I leafed through it the other day in apprehension of finding out what British people watch other than the ritual humiliation of rural simpletons - a form of entertainment that Ukrainians prefer to enjoy live.
I found this:
Hay-on-Sky
7.00pm Sky Arts ARTS
Bill Clinton dubbed it "the Woodstock of the mind", and the annual literary festival in the small town of Hay-on-Wye attracts a much wider field that just London literati.
The likes of Sandi Toksvig, Simon Schama, Sophie Dahl, Rick Wakeman, Heston Blumenthal, Marcus Brigstock and Sting will all be there this year.
Many of them will make it along to Sky Arts's temporary studio for a chat with Mariella Frostrup and she'll also have daily reports on events through to the end of May.
Sting is revered as a demiurge by the mountainfolk of Tyahnybok District in the High Carpathians because of his physical and vocal resemblence to Yeldasys, an hermaphrodite wood sprite, but these others are unfamiliar to me.
I feel a little ashamed to have underestimated the intellectual balast that weighs down the barque of British public life, and shall apply myself during this confinement to studying the works of Brigstock, Wakeman et alia.
Any recommendations for a point of departure into this sea of knowledge would be welcome.
My confinement has given me real insights into my spouse's daily life. For example, he has personalised settings on his computer that filter every Internet search into its nearest pornographic equivalent.

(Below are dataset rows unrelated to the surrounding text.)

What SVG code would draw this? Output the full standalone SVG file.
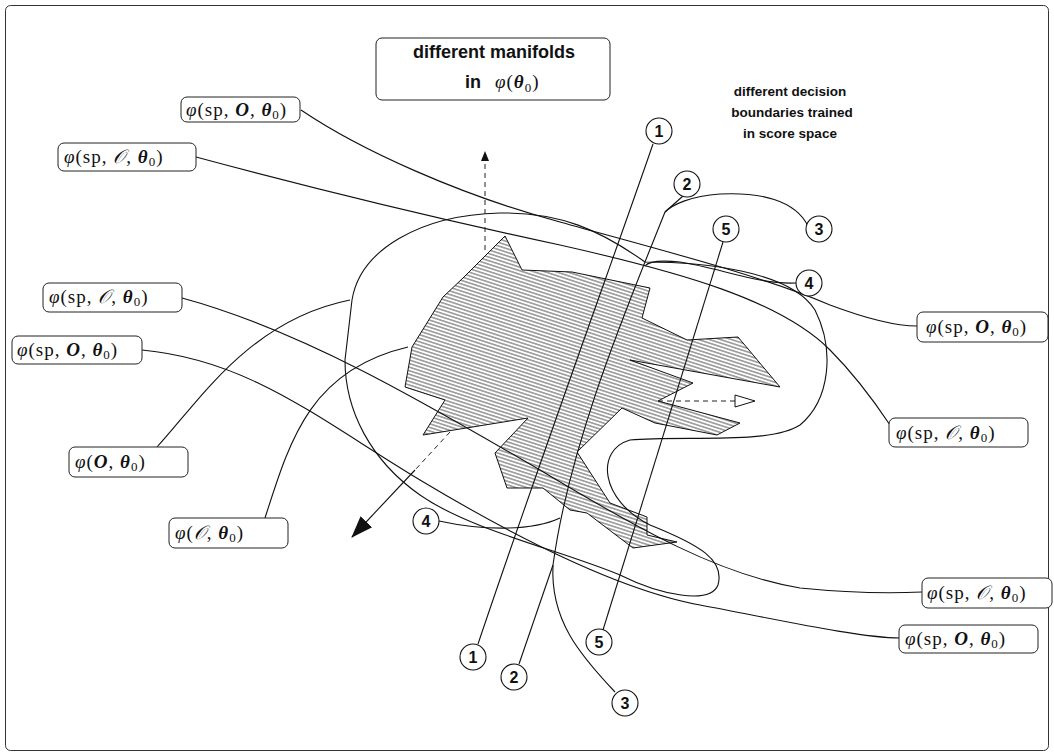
<svg xmlns="http://www.w3.org/2000/svg" width="1054" height="756" viewBox="0 0 1054 756">
<defs>
<style>
.frame{fill:#fff;stroke:#333;stroke-width:1}
.box{fill:#fff;stroke:#222;stroke-width:1}
.ln{fill:none;stroke:#111;stroke-width:1.1}
.dash{fill:none;stroke:#222;stroke-width:1;stroke-dasharray:5,4}
.circ{fill:#fff;stroke:#111;stroke-width:1.1}
.num{font-family:"Liberation Sans",Arial,sans-serif;font-weight:bold;font-size:16px;text-anchor:middle;fill:#111}
.lbl{font-family:"Liberation Serif","DejaVu Serif",serif;font-size:19px;fill:#111;letter-spacing:1px}
.b{font-weight:bold;font-style:italic}
.ph{font-style:italic}
.sub{font-size:13px}
.head{font-family:"Liberation Sans",Arial,sans-serif;font-weight:bold;font-size:18px;fill:#111}
.note{font-family:"Liberation Sans",Arial,sans-serif;font-weight:bold;font-size:13.5px;fill:#111;text-anchor:middle}
.hatch{fill:url(#hp);stroke:#111;stroke-width:1}
</style>
<pattern id="hp" patternUnits="userSpaceOnUse" width="12" height="3.4" patternTransform="rotate(18)">
<line x1="0" y1="1.7" x2="12" y2="1.7" stroke="#222" stroke-width="0.8"/>
</pattern>
<marker id="af" markerWidth="10" markerHeight="10" refX="9" refY="5" orient="auto" markerUnits="userSpaceOnUse"><path d="M0,1 L10,5 L0,9 Z" fill="#111"/></marker>
<marker id="afl" markerWidth="22" markerHeight="18" refX="21" refY="9" orient="auto" markerUnits="userSpaceOnUse"><path d="M0,1 L22,9 L0,17 Z" fill="#111"/></marker>
</defs>
<rect class="frame" x="5.5" y="5.5" width="1043" height="745" rx="5"/>

<g id="region-hatched">
<polygon class="hatch" points="505,236 522,270 572,272 650,288 642,318 687,340 738,337 780,387 630,360 693,383 658,401 740,423 717,435 655,423 622,408 577,452 610,503 647,517 647,535 677,542 633,548 587,513 570,510 543,488 507,488 495,453 528,418 423,435 445,400 405,387 412,347 443,297 463,278"/>
</g>

<g id="connectors">
<path class="ln" d="M301 110 C360 150, 460 195, 560 222 C660 250, 760 275, 830 305 C870 320, 900 326, 917 326"/>
<path class="ln" d="M196 157 C300 185, 420 215, 560 245 C680 272, 780 300, 830 350 C860 380, 880 410, 890 425"/>
<path class="ln" d="M182 298 C300 330, 420 400, 540 470 C640 530, 720 575, 800 588 C860 594, 900 593, 922 592"/>
<path class="ln" d="M142 350 C250 360, 320 420, 420 480 C520 540, 620 590, 700 605 C780 620, 860 638, 900 638"/>
<path class="ln" d="M352 300 C360 250, 420 215, 500 213 C560 212, 600 230, 645 262 C700 262, 790 270, 815 310 C835 350, 830 400, 800 425 C770 445, 680 435, 630 440 C595 450, 600 500, 650 525 C700 545, 725 560, 718 585 C710 605, 660 595, 620 575 C560 550, 470 530, 420 495 C370 460, 345 410, 345 360 Z"/>
<path class="ln" d="M157 447 C200 400, 250 320, 350 300"/>
<path class="ln" d="M265 518 C290 440, 310 370, 408 347"/>
<path class="ln" d="M653 144 C620 240, 540 460, 478 644"/>
<path class="ln" d="M665 212 C630 300, 570 440, 553 565"/>
<path class="ln" d="M683 196 L665 212"/>
<path class="ln" d="M808 226 C795 200, 760 192, 720 194 C690 196, 672 205, 665 212"/>
<path class="ln" d="M796 283 C760 285, 720 268, 680 262 C660 260, 648 262, 645 266"/>
<path class="ln" d="M439 521 C480 530, 530 532, 560 518"/>
<path class="ln" d="M553 565 L519 664"/>
<path class="ln" d="M553 565 C550 620, 580 655, 615 692"/>
<path class="ln" d="M723 242 L603 630"/>
<path class="dash" d="M485 250 L485 152" marker-end="url(#af)"/>
<path class="dash" d="M658 401 L735 401"/>
<polygon points="735,395 755,401 735,407" fill="#fff" stroke="#111" stroke-width="1"/>
<path class="dash" d="M450 432 L415 470"/>
<path class="ln" d="M415 470 L352 537" marker-end="url(#afl)"/>
</g>

<g id="title">
<rect class="box" x="376" y="38" width="234" height="62" rx="6"/>
<text class="head" x="494" y="58" text-anchor="middle">different manifolds</text>
<text class="head" x="465" y="88">in</text>
<text class="lbl" x="495" y="88" font-size="24" letter-spacing="1.5"><tspan class="ph">φ</tspan>(<tspan class="b">θ</tspan><tspan class="sub" font-size="16" dy="4">0</tspan><tspan dy="-4">)</tspan></text>
</g>

<g id="note">
<text class="note" x="790" y="96">different decision</text>
<text class="note" x="792" y="117">boundaries trained</text>
<text class="note" x="790" y="138">in score space</text>
</g>

<g id="label-A"><rect class="box" x="181" y="97" width="119" height="25" rx="6"/><text class="lbl" x="186" y="116"><tspan class="ph">φ</tspan>(sp, <tspan class="b">O</tspan>, <tspan class="b">θ</tspan><tspan class="sub" dy="3">0</tspan><tspan dy="-3">)</tspan></text></g>
<g id="label-B"><rect class="box" x="58" y="143" width="138" height="28" rx="6"/><text class="lbl" x="64" y="163"><tspan class="ph">φ</tspan>(sp, <tspan class="ph">𝒪</tspan>, <tspan class="b">θ</tspan><tspan class="sub" dy="3">0</tspan><tspan dy="-3">)</tspan></text></g>
<g id="label-C"><rect class="box" x="43" y="283" width="139" height="29" rx="6"/><text class="lbl" x="49" y="303"><tspan class="ph">φ</tspan>(sp, <tspan class="ph">𝒪</tspan>, <tspan class="b">θ</tspan><tspan class="sub" dy="3">0</tspan><tspan dy="-3">)</tspan></text></g>
<g id="label-D"><rect class="box" x="12" y="336" width="130" height="28" rx="6"/><text class="lbl" x="17" y="356"><tspan class="ph">φ</tspan>(sp, <tspan class="b">O</tspan>, <tspan class="b">θ</tspan><tspan class="sub" dy="3">0</tspan><tspan dy="-3">)</tspan></text></g>
<g id="label-E"><rect class="box" x="69" y="447" width="119" height="30" rx="6"/><text class="lbl" x="75" y="468"><tspan class="ph">φ</tspan>(<tspan class="b">O</tspan>, <tspan class="b">θ</tspan><tspan class="sub" dy="3">0</tspan><tspan dy="-3">)</tspan></text></g>
<g id="label-F"><rect class="box" x="169" y="518" width="119" height="30" rx="6"/><text class="lbl" x="175" y="539"><tspan class="ph">φ</tspan>(<tspan class="ph">𝒪</tspan>, <tspan class="b">θ</tspan><tspan class="sub" dy="3">0</tspan><tspan dy="-3">)</tspan></text></g>
<g id="label-G"><rect class="box" x="917" y="312" width="131" height="30" rx="6"/><text class="lbl" x="926" y="333"><tspan class="ph">φ</tspan>(sp, <tspan class="b">O</tspan>, <tspan class="b">θ</tspan><tspan class="sub" dy="3">0</tspan><tspan dy="-3">)</tspan></text></g>
<g id="label-H"><rect class="box" x="889" y="418" width="139" height="29" rx="6"/><text class="lbl" x="896" y="439"><tspan class="ph">φ</tspan>(sp, <tspan class="ph">𝒪</tspan>, <tspan class="b">θ</tspan><tspan class="sub" dy="3">0</tspan><tspan dy="-3">)</tspan></text></g>
<g id="label-I"><rect class="box" x="922" y="578" width="130" height="30" rx="6"/><text class="lbl" x="927" y="599"><tspan class="ph">φ</tspan>(sp, <tspan class="ph">𝒪</tspan>, <tspan class="b">θ</tspan><tspan class="sub" dy="3">0</tspan><tspan dy="-3">)</tspan></text></g>
<g id="label-J"><rect class="box" x="899" y="625" width="139" height="28" rx="6"/><text class="lbl" x="905" y="645"><tspan class="ph">φ</tspan>(sp, <tspan class="b">O</tspan>, <tspan class="b">θ</tspan><tspan class="sub" dy="3">0</tspan><tspan dy="-3">)</tspan></text></g>

<g id="circ-1a"><circle class="circ" cx="659" cy="131" r="13"/><text class="num" x="659" y="137">1</text></g>
<g id="circ-2a"><circle class="circ" cx="687" cy="184" r="13"/><text class="num" x="687" y="190">2</text></g>
<g id="circ-3a"><circle class="circ" cx="819" cy="229" r="13"/><text class="num" x="819" y="235">3</text></g>
<g id="circ-5a"><circle class="circ" cx="726" cy="229" r="13"/><text class="num" x="726" y="235">5</text></g>
<g id="circ-4a"><circle class="circ" cx="809" cy="283" r="13"/><text class="num" x="809" y="289">4</text></g>
<g id="circ-4b"><circle class="circ" cx="426" cy="521" r="13"/><text class="num" x="426" y="527">4</text></g>
<g id="circ-1b"><circle class="circ" cx="473" cy="657" r="13"/><text class="num" x="473" y="663">1</text></g>
<g id="circ-2b"><circle class="circ" cx="514" cy="677" r="13"/><text class="num" x="514" y="683">2</text></g>
<g id="circ-5b"><circle class="circ" cx="599" cy="642" r="13"/><text class="num" x="599" y="648">5</text></g>
<g id="circ-3b"><circle class="circ" cx="625" cy="703" r="13"/><text class="num" x="625" y="709">3</text></g>
</svg>
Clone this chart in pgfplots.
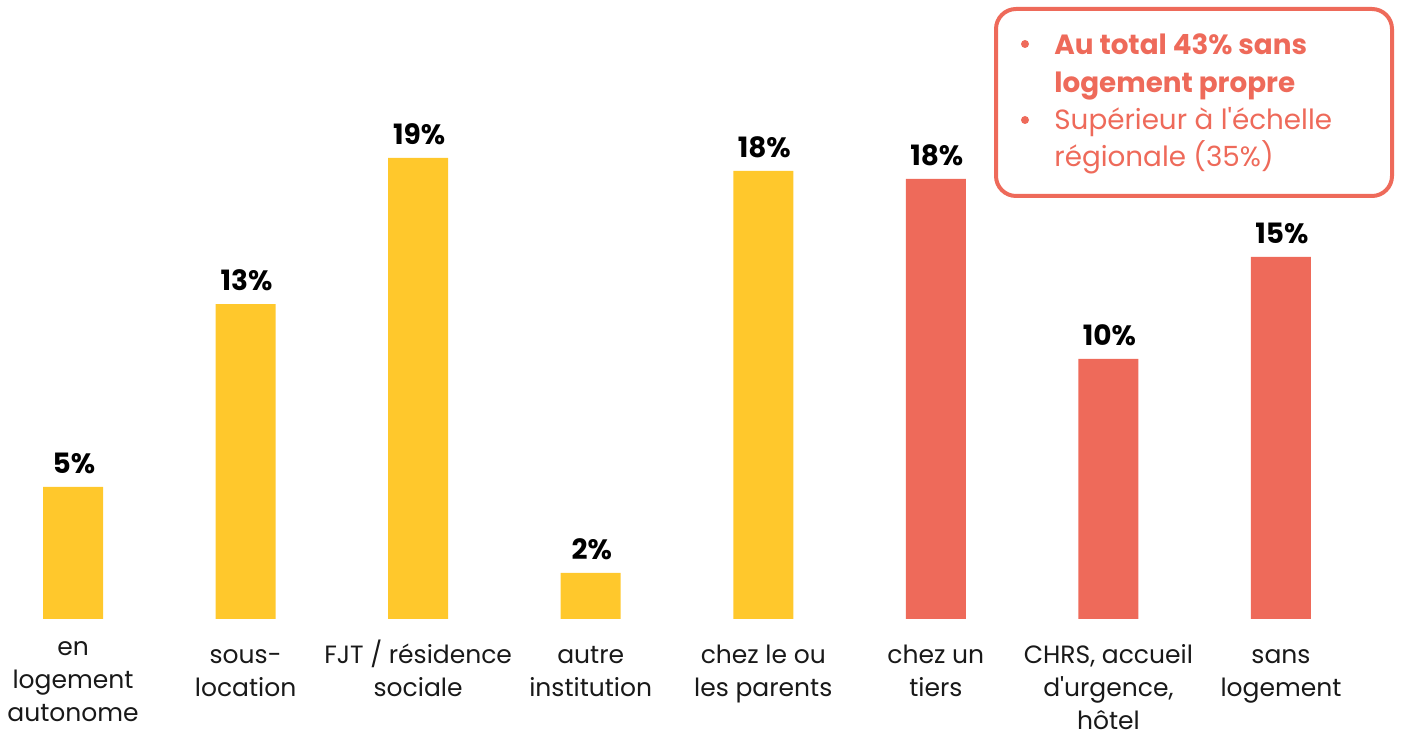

I now regret trying to augment my Hitchcock collection by Googling "remastered Rear Window".
I gave him money, name tags and a map of London before he set off for the British Museum's "Babylon" exhibition with our daughter Arianrhod. On his return I frisked his duffel bag to discover a Bob Marley t-shirt and a bottle of rhum.
He has a commendable approach to ecology, as indescribable items of his clothing also serve as dish-cloths, elementary footwear and devices used in the making of cheese as the years pass.
Paternity has not sapped his creative urge. I found a letter in my name addressed to the "Mrs Mills" column in The Sunday Times, asking for advice on "unsightly facial removal". No words had been omitted.
Finally, Arianrhod recently assured me that her ambition on leaving school is to become a "mod wolf". And I thought I had cleansed the house of Hesse.